**Problem details**: State how many lines of the records contain the string "that", and give no other information.

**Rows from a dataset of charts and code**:
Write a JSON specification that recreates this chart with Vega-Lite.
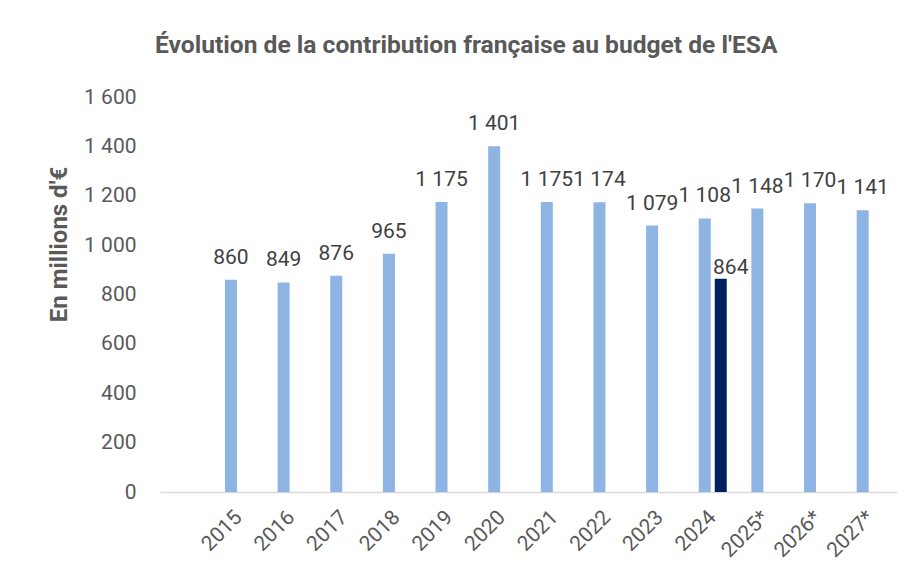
{
  "$schema": "https://vega.github.io/schema/vega-lite/v6.json",
  "width": 737,
  "height": 395,
  "autosize": {"type": "none"},
  "padding": {"left": 160, "top": 97, "right": 15, "bottom": 88},
  "background": "white",
  "config": {
    "view": {"stroke": null},
    "font": "Roboto",
    "locale": {"number": {"decimal": ",", "thousands": " ", "grouping": [3], "currency": ["", " €"]}}
  },
  "title": {
    "text": "Évolution de la contribution française au budget de l'ESA",
    "anchor": "start",
    "frame": "group",
    "dx": -5,
    "offset": 27,
    "fontSize": 24.6,
    "fontWeight": "bold",
    "color": "#595959",
    "font": "Roboto"
  },
  "data": {
    "values": [
      {"year": "2015", "series": "a", "value": 860},
      {"year": "2016", "series": "a", "value": 849},
      {"year": "2017", "series": "a", "value": 876},
      {"year": "2018", "series": "a", "value": 965},
      {"year": "2019", "series": "a", "value": 1175},
      {"year": "2020", "series": "a", "value": 1401},
      {"year": "2021", "series": "a", "value": 1175},
      {"year": "2022", "series": "a", "value": 1174},
      {"year": "2023", "series": "a", "value": 1079},
      {"year": "2024", "series": "a", "value": 1108},
      {"year": "2024", "series": "b", "value": 864},
      {"year": "2025*", "series": "a", "value": 1148},
      {"year": "2026*", "series": "a", "value": 1170},
      {"year": "2027*", "series": "a", "value": 1141}
    ]
  },
  "encoding": {
    "x": {
      "field": "year",
      "type": "nominal",
      "scale": {
        "domain": [" ", "2015", "2016", "2017", "2018", "2019", "2020", "2021", "2022", "2023", "2024", "2025*", "2026*", "2027*"],
        "paddingInner": 0,
        "paddingOuter": 0
      },
      "axis": {
        "title": null,
        "labelAngle": -45,
        "labelAlign": "right",
        "labelBaseline": "middle",
        "labelPadding": 22,
        "labelFontSize": 21,
        "labelColor": "#595959",
        "ticks": false,
        "domainColor": "#d9d9d9",
        "domainWidth": 1.5,
        "grid": false
      }
    },
    "xOffset": {
      "field": "series",
      "type": "nominal",
      "scale": {"domain": ["a", "b"], "paddingInner": 0.25, "paddingOuter": 0.77}
    },
    "y": {
      "field": "value",
      "type": "quantitative",
      "scale": {"domain": [0, 1600], "nice": false},
      "axis": {
        "title": "En millions d'€",
        "titleFontSize": 24,
        "titleFontWeight": "bold",
        "titleColor": "#595959",
        "titleX": -101,
        "titleY": 147,
        "titleAngle": 270,
        "titleBaseline": "middle",
        "titleAlign": "center",
        "values": [0, 200, 400, 600, 800, 1000, 1200, 1400, 1600],
        "format": ",d",
        "labelFontSize": 21,
        "labelColor": "#595959",
        "labelPadding": 24,
        "ticks": false,
        "domain": false,
        "grid": false
      }
    }
  },
  "layer": [
    {
      "mark": {"type": "bar"},
      "encoding": {
        "color": {
          "field": "series",
          "type": "nominal",
          "scale": {"domain": ["a", "b"], "range": ["#8EB4E3", "#002060"]},
          "legend": null
        }
      }
    },
    {
      "transform": [{"filter": "datum.series == 'a'"}],
      "mark": {"type": "text", "baseline": "alphabetic", "dy": -16, "fontSize": 21, "color": "#404040"},
      "encoding": {"text": {"field": "value", "type": "quantitative", "format": ",d"}}
    },
    {
      "transform": [{"filter": "datum.series == 'b'"}],
      "mark": {"type": "text", "baseline": "alphabetic", "dy": -5, "dx": 10, "fontSize": 21, "color": "#404040"},
      "encoding": {"text": {"field": "value", "type": "quantitative", "format": ",d"}}
    }
  ]
}
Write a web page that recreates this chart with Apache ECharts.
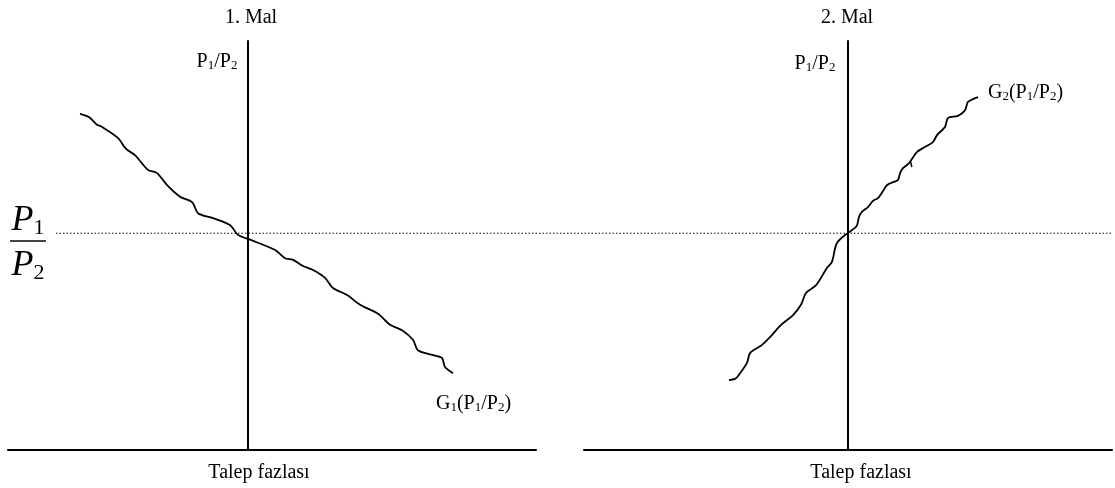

**Written reply**: 2